School for Scandals

Editorial

The political game goes on

Events this week show that the power game launched with SAJ’s resignation from the presidency is proceeding fit and fine.

On the one hand, the MMM-MSM have announced that they will carry on with a series of ‘pilgrimages’ into the constituencies. This should be no less than selling their new alliance to voters with a view to seeking greater adherence than what their gathering of May 1st in Port Louis would have indicated. Now that both sides have given away the “secrets” which they had held in reserve for the May Day meeting, it will be interesting to know what else they have on offer for the voters.

On the other hand, Parliament has become the arena for airing out those very issues that were given out by both sides of the House during their 1st May meeting. Obviously, each one is out to embarrass the other on matters such as seeking information about what actually happened in a bungalow at Roches Noires, the ins and outs of the MedPoint scandal, potential involvement of a sitting member of the House in an unlawful transaction surrounding trade in ‘Bois de rose’ from Madagascar and the bad habit of taking possession of others’ lands by having recourse to prescription.

It is important to note that several of these issues have been dragging on for quite some time. They are obviously being paraded out with a view to getting the public to stand as a judge as to who exactly, between the two sides, would have been guilty of the bigger misdemeanour. Feeling flattered to be put in a position to judge who is actually guilty of the greater crime among those who hold the highest offices of the land, the public has been happily dispensing its diverse views, depending on who it sides with. Radio airwaves have been full of comments from interested members of the public as to where the guilt lies, each according to his own parameters. Bloggers are also busy, contradicting each other on both sides of the fence. If these represent a fair sample of the population, another division of the population appears to be working its way up, this time along the lines of the “school for scandals”.

The free flow of discussions and partisan exchanges is part of democracy, no doubt. The level of the debate is however setting a floor which begs the question. Our political leaders should not have been seen smearing each other with scandals of the sort. The perception should have been one of a higher level, notably with setting out more fully the broader agenda of the country than splashing each other with misconduct in which they might or might not have been involved. This situation offers interested members of the public too good a chance to exorcise themselves of their own failings by commenting ceaselessly on the failings rather of political leaders. As if they were better, all of them.

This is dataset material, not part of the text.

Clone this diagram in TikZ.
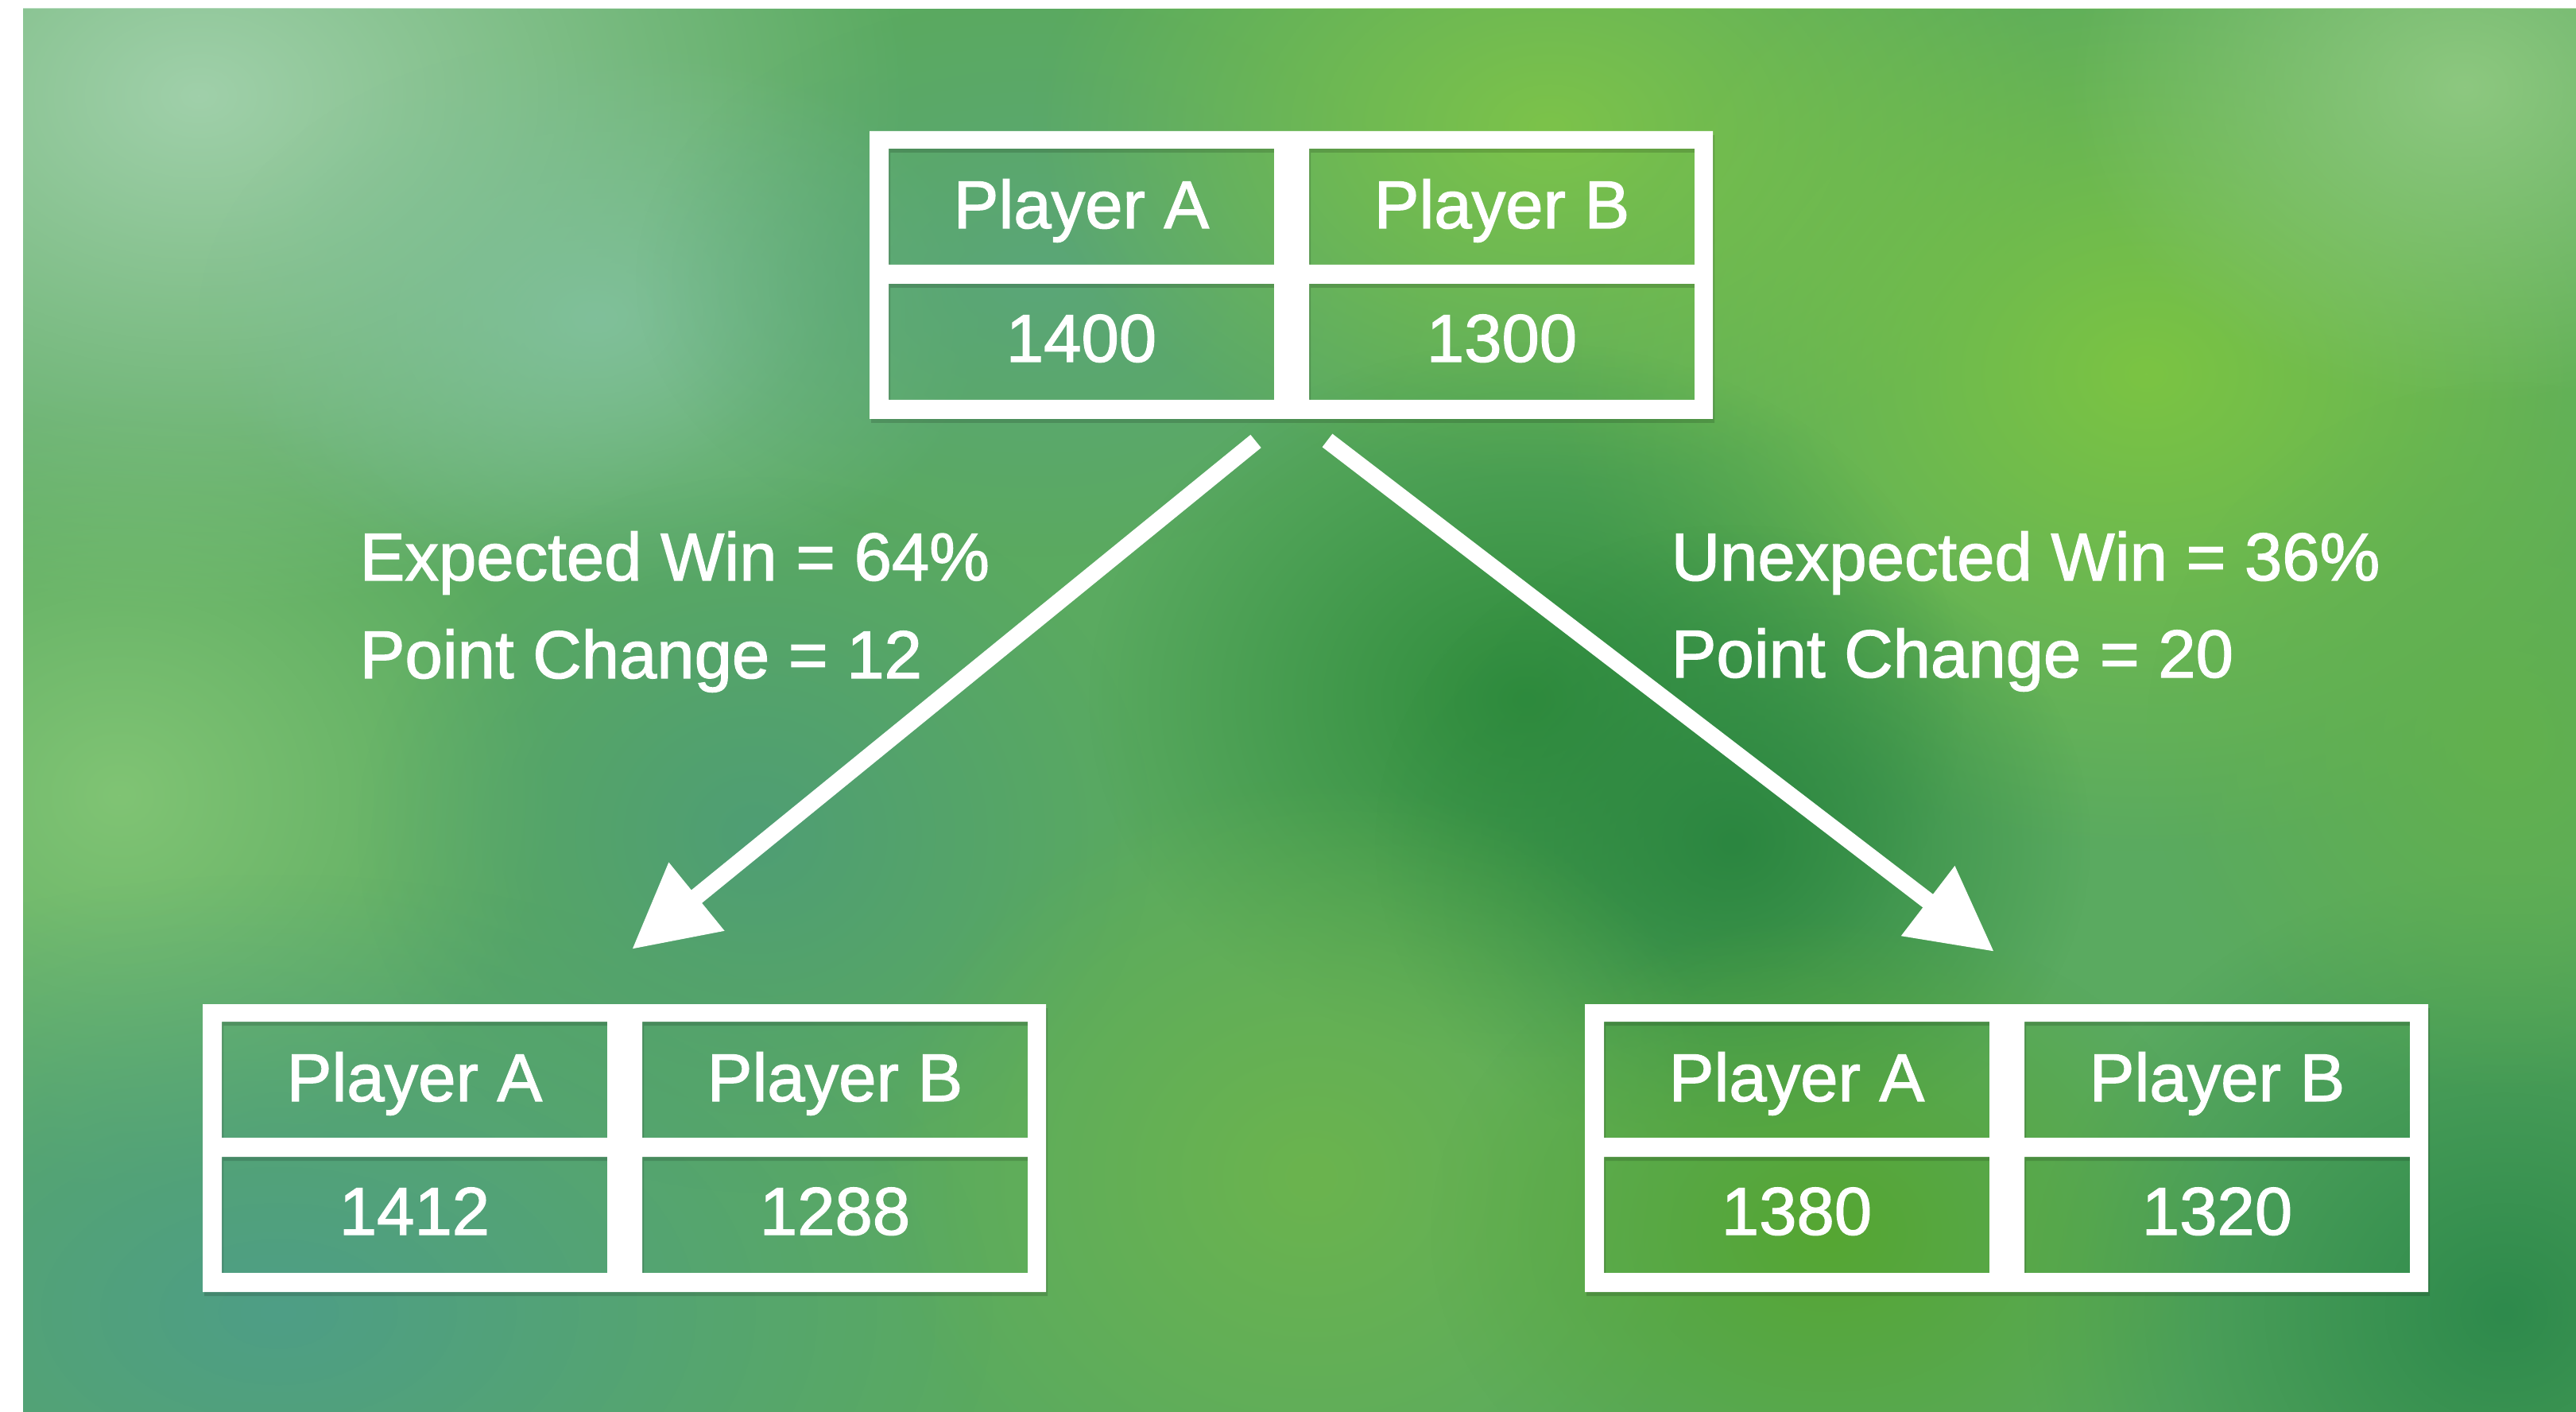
\documentclass[tikz,border=0pt]{standalone}
\usepackage{fontspec}
\setmainfont{Liberation Sans}
\newfontfamily\lblfont{Liberation Sans}[FakeBold=1.5]
\usetikzlibrary{arrows.meta,fadings}
\tikzfading[name=blobfade, inner color=transparent!0, outer color=transparent!100]
\definecolor{bgbase}{HTML}{5AAA60}
\definecolor{mint}{HTML}{A0D0AA}
\definecolor{mintteal}{HTML}{80C09A}
\definecolor{leafl}{HTML}{80C474}
\definecolor{tealbl}{HTML}{4E9E86}
\definecolor{tealmid}{HTML}{4F9E74}
\definecolor{lime}{HTML}{7CC34A}
\definecolor{limeb}{HTML}{7BC443}
\definecolor{paletr}{HTML}{8DC880}
\definecolor{darkc}{HTML}{2F8C3C}
\definecolor{darkr}{HTML}{2B8640}
\definecolor{darkbr}{HTML}{2E8A4C}
\definecolor{brightb}{HTML}{6BB44E}
\definecolor{yelgr}{HTML}{55A632}
\definecolor{rightm}{HTML}{62B14E}
\definecolor{toptbl}{HTML}{5AA678}

\newcommand\ratingtable[7]{%
  \fill[black, opacity=0.15, even odd rule, shift={(#2+2,#3+5)}]
    (0,0) rectangle (1061,362)
    (24,22) rectangle (509,168) (553,22) rectangle (1038,168)
    (24,192) rectangle (509,338) (553,192) rectangle (1038,338);
  \fill[white, even odd rule, shift={(#2,#3)}]
    (0,0) rectangle (1061,362)
    (24,22) rectangle (509,168) (553,22) rectangle (1038,168)
    (24,192) rectangle (509,338) (553,192) rectangle (1038,338);
  \node[celltext] (#1-pa) at (#2+266.5,#3+122) {#4};
  \node[celltext] (#1-pb) at (#2+795.5,#3+122) {#5};
  \node[celltext] (#1-va) at (#2+266.5,#3+290) {#6};
  \node[celltext] (#1-vb) at (#2+795.5,#3+290) {#7};
}

\begin{document}
\begin{tikzpicture}[x=0.01cm,y=-0.01cm,
  lbl/.style={text=white, inner sep=0pt, font=\lblfont\fontsize{24.2pt}{29pt}\selectfont},
  celltext/.style={lbl, anchor=base},
  sidetext/.style={lbl, anchor=base west},
  flow/.style={draw=white, line width=0.21cm, -{Triangle[length=1.05cm,width=1.05cm]}},
  blob/.style={fill=#1, path fading=blobfade}]

\useasboundingbox (0,0) rectangle (3241,1776);
\fill[white] (0,0) rectangle (3241,1776);
\begin{scope}
  \clip (29,11) rectangle (3241,1776);
  \fill[bgbase] (29,11) rectangle (3241,1776);
  \fill[blob=mint] (250,120) ellipse [x radius=900, y radius=650];
  \fill[blob=mintteal] (750,400) ellipse [x radius=500, y radius=350];
  \fill[blob=leafl] (150,1000) ellipse [x radius=550, y radius=500];
  \fill[blob=tealbl] (350,1650) ellipse [x radius=900, y radius=550];
  \fill[blob=tealmid] (950,1050) ellipse [x radius=500, y radius=450];
  \fill[blob=toptbl] (1300,350) ellipse [x radius=500, y radius=350];
  \fill[blob=lime] (1950,160) ellipse [x radius=650, y radius=450];
  \fill[blob=limeb] (2700,470) ellipse [x radius=750, y radius=600];
  \fill[blob=paletr] (3100,110) ellipse [x radius=500, y radius=400];
  \fill[blob=darkc] (1920,880) ellipse [x radius=550, y radius=450];
  \fill[blob=darkr] (2180,1060) ellipse [x radius=450, y radius=400];
  \fill[blob=darkbr] (3150,1650) ellipse [x radius=600, y radius=550];
  \fill[blob=brightb] (1650,1480) ellipse [x radius=550, y radius=500];
  \fill[blob=yelgr] (2300,1550) ellipse [x radius=500, y radius=400];
  \fill[blob=rightm] (3150,930) ellipse [x radius=450, y radius=450];
\end{scope}

\ratingtable{top}{1094}{165}{Player A}{Player B}{1400}{1300}
\ratingtable{left}{255}{1263}{Player A}{Player B}{1412}{1288}
\ratingtable{right}{1994}{1263}{Player A}{Player B}{1380}{1320}

\coordinate (lstart) at (1580,555);
\coordinate (lend) at (795,1194);
\coordinate (rstart) at (1670,554);
\coordinate (rend) at (2509,1197);
\draw[flow] (lstart) -- (lend);
\draw[flow] (rstart) -- (rend);

\node[sidetext] (ewin) at (452,730) {Expected Win = 64\%};
\node[sidetext] (epts) at (452,853) {Point Change = 12};
\node[sidetext] (uwin) at (2102,730) {Unexpected Win = 36\%};
\node[sidetext] (upts) at (2102,852) {Point Change = 20};
\end{tikzpicture}
\end{document}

That said, we cannot avoid addressing the truth behind all those allegations. All those matters have to be sorted out by the appropriate authorities well in time before speculation of all sorts keep adding unsuspected dimensions to them beyond the actual factual position. Had they been dealt with by the appropriate authorities in a timely manner, it would have been established that not only we have appropriate institutions to deal with them but that those institutions are functional as well. Finality of processes would have avoided all the spilling around that is taking place in public gatherings and in Parliament.

Take the case of prescription of lands. It is a deeply inflicted wound from which past generations have suffered. This issue goes deep enough in the popular psyche to the point that the recent Commission on Justice and Truth set up to look into the scars left behind by slavery and indentured labour, had it among its terms of reference. It may be a receding target when past generations are concerned in view of multiple changes of hands the lands in question would have gone through, making it unfair on innocent present-day owners to pay for the transgressions of past accaparators. However, the issue should be live enough to deal with when it comes to more recent incidents of the sort. All that is legal is not necessarily moral and facts need to be sorted out to act as deterrent in future.

While there is no guarantee that further scandalous cases involving politicians may not get unearthed with time, there is a need to give good credentials to politics. This can best be done by putting to rest suspicions of wrongdoing that have been levelled by honourable members against each other since more than one year now with the breakout of the MedPoint affair. It is not in the country’s interest that our political class should keep playing on the same chord and be seen as being tainted with possible inroads they would have made to pervert the ordinary course of justice. Inferences of the sort, entertained over long stretches of time, weaken the political class as a whole and act to prevent it from delivering on its real mandate.

As matters drag on in scandalous matters of the sort, there is a risk that some form of sham puritanism will take form in the country. This comes at a cost. When no solutions are handed down, people come to assume at some stage that it is normal for holders of political power to abuse their power and position. This kind of sustained mutual undermining has continued for so long in some neighbouring countries that the worst types of misbehaviours from certain countries’ political class have been condoned as if they were in accordance with established norms. If we want to avoid drifting into this direction, the best thing would be to nip the worm in the bud. Then, the main agenda of the country will also become the principal concern of one and all.

Just to remind: Rebecca Brooks, former Chief Executive Officer of News International from 2009 to 2011, having previously served as the youngest editor of a British national newspaper as editor of the News of the World and six others have already been charged with obstructing the course of justice by the Office of the Director of Public Prosecutions of the UK, in the wake of information coming out from the Leveson Inquiry in the phone-hacking scandal involving the newspaper. Rupert Murdoch, owner of the news media, has been asked whether he considers himself worthy of trust for holding a public office in the media field in view of his sloppy control over the media he has been in charge of. This shows that results are actually delivered in some places and in good time.